GIVEN INFORMATION:
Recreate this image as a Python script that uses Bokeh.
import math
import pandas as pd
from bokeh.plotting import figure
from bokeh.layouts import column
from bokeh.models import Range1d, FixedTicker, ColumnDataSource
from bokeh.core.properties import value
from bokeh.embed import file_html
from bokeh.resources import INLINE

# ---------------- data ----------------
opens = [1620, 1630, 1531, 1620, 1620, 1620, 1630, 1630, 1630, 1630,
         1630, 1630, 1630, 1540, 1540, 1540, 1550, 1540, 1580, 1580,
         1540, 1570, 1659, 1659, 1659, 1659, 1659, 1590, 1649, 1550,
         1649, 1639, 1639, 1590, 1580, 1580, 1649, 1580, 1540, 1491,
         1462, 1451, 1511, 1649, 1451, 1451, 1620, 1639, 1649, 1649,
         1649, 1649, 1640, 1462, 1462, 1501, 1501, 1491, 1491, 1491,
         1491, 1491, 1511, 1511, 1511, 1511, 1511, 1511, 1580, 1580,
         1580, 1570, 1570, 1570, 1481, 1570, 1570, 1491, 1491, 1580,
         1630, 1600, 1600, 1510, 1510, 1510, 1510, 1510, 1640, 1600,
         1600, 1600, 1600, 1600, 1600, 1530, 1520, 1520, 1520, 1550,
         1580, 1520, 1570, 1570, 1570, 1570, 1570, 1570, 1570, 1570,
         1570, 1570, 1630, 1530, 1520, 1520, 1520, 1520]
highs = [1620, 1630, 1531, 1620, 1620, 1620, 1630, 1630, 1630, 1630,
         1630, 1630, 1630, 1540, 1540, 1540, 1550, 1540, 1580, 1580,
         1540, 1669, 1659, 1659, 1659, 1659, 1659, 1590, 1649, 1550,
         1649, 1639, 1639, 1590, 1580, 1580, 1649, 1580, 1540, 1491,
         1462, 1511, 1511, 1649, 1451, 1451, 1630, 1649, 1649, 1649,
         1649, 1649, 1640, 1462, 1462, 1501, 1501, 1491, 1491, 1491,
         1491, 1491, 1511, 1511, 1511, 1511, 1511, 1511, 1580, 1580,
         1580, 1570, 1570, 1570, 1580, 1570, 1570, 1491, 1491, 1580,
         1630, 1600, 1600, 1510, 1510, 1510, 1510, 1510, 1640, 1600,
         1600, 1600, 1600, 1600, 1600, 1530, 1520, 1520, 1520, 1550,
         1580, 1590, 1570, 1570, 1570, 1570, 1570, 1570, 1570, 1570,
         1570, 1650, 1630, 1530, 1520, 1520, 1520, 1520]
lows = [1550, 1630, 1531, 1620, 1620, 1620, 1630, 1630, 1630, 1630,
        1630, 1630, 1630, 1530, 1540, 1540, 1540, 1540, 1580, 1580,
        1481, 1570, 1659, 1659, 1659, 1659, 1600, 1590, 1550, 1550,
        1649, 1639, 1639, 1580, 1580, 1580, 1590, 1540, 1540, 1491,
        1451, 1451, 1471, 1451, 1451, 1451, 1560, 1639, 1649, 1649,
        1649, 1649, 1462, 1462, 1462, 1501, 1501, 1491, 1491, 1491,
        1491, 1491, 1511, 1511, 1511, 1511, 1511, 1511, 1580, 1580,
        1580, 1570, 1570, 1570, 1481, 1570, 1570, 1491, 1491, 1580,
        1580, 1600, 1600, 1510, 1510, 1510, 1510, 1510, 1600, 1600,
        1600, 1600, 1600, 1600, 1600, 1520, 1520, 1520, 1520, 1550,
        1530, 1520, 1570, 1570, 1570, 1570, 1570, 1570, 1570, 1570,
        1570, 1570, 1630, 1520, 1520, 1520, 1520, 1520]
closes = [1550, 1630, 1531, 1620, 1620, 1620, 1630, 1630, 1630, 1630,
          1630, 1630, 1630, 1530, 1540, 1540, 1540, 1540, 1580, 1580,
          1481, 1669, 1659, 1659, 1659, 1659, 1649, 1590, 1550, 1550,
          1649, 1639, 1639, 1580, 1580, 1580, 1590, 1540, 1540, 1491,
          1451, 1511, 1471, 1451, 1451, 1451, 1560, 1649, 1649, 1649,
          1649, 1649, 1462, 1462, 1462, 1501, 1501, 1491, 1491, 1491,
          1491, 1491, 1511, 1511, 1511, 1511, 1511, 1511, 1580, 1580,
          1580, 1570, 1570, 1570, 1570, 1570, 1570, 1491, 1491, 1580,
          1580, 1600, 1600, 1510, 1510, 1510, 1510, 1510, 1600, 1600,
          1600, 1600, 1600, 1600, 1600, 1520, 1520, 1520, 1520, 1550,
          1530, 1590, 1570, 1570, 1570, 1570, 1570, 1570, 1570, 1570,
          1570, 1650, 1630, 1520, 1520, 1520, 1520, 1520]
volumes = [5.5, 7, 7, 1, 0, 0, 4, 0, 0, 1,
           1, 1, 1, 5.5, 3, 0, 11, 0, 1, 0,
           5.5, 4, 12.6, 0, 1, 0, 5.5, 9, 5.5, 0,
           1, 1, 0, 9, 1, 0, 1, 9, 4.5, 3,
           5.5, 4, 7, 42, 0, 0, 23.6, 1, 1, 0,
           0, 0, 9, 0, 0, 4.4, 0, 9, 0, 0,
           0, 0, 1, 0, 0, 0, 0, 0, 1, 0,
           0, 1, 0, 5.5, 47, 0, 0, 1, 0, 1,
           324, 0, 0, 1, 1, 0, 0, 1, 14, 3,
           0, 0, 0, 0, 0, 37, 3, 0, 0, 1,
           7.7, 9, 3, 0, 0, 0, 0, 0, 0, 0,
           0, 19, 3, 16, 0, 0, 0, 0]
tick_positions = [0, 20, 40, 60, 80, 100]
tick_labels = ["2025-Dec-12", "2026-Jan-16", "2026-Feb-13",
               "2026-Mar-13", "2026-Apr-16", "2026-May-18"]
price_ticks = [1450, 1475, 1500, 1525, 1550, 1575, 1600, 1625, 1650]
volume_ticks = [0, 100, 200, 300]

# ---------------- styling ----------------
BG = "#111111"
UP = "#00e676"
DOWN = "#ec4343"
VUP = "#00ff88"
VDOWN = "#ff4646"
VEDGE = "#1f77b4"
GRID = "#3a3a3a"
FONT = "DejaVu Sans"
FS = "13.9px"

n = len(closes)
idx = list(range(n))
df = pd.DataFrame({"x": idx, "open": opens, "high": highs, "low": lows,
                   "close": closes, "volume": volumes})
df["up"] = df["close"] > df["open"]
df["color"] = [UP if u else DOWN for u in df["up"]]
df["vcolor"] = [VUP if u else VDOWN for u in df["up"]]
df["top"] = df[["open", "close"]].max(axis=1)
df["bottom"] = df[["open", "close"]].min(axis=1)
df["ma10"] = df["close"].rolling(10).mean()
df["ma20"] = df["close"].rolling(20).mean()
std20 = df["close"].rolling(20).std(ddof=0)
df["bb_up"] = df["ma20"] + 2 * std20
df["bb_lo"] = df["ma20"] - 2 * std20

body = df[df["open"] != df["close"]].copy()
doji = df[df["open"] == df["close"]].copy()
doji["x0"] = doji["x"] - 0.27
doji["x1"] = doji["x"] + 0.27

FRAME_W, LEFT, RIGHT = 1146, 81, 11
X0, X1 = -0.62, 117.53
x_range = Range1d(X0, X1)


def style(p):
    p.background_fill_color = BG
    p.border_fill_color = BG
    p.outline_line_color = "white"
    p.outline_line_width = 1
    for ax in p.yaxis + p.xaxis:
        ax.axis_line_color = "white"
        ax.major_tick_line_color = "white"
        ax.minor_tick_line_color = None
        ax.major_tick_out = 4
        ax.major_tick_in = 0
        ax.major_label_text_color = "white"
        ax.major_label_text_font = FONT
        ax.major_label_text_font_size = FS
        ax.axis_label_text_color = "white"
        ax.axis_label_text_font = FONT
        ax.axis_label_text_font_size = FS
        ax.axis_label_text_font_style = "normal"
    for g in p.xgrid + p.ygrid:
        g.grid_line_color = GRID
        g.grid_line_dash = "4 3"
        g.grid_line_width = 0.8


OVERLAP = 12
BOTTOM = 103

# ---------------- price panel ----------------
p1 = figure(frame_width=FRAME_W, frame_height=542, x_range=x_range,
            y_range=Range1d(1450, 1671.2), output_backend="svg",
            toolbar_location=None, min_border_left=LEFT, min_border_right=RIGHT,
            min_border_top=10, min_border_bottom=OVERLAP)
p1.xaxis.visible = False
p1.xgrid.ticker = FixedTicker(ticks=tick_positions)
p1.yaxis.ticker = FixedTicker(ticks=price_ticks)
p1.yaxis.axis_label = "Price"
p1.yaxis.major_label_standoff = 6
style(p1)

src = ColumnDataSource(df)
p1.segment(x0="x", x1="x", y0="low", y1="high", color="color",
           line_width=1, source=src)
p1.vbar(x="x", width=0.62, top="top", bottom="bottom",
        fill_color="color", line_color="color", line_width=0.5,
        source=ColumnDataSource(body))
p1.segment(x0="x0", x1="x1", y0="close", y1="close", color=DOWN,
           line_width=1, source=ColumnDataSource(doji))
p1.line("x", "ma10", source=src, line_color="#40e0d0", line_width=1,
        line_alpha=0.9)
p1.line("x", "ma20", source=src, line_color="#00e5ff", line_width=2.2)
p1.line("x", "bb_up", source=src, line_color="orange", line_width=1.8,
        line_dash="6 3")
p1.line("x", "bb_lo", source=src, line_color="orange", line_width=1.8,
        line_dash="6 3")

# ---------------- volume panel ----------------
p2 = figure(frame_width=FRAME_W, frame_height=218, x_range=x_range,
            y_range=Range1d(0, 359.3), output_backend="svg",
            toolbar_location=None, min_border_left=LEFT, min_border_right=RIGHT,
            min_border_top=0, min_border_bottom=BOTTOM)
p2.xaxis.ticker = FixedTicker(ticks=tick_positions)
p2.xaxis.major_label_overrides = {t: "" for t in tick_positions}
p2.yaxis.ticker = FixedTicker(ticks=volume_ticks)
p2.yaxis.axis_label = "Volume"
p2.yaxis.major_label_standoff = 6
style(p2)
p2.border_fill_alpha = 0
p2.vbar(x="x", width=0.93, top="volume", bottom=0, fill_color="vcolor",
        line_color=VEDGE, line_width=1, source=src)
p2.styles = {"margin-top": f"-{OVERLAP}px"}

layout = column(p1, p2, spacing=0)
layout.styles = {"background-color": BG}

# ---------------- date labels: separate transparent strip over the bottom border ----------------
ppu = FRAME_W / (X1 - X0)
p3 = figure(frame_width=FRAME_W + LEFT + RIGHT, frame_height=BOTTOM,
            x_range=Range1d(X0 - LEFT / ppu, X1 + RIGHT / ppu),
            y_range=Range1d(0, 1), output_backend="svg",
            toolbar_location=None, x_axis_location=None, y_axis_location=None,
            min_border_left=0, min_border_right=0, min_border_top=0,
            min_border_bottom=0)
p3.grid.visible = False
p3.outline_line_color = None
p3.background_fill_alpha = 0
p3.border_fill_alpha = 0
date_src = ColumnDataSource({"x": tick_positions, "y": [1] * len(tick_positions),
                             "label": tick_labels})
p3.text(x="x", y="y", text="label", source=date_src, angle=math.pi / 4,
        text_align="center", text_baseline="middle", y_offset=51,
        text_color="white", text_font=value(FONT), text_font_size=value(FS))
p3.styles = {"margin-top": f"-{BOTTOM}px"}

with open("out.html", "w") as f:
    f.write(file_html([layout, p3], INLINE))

TASK:
Exactly as they stand, set down the lines from the top of the data through the line with "from bokeh.resources import INLINE".

SOLUTION TO THIS EXERCISE:
Recreate this image as a Python script that uses Bokeh.
import math
import pandas as pd
from bokeh.plotting import figure
from bokeh.layouts import column
from bokeh.models import Range1d, FixedTicker, ColumnDataSource
from bokeh.core.properties import value
from bokeh.embed import file_html
from bokeh.resources import INLINE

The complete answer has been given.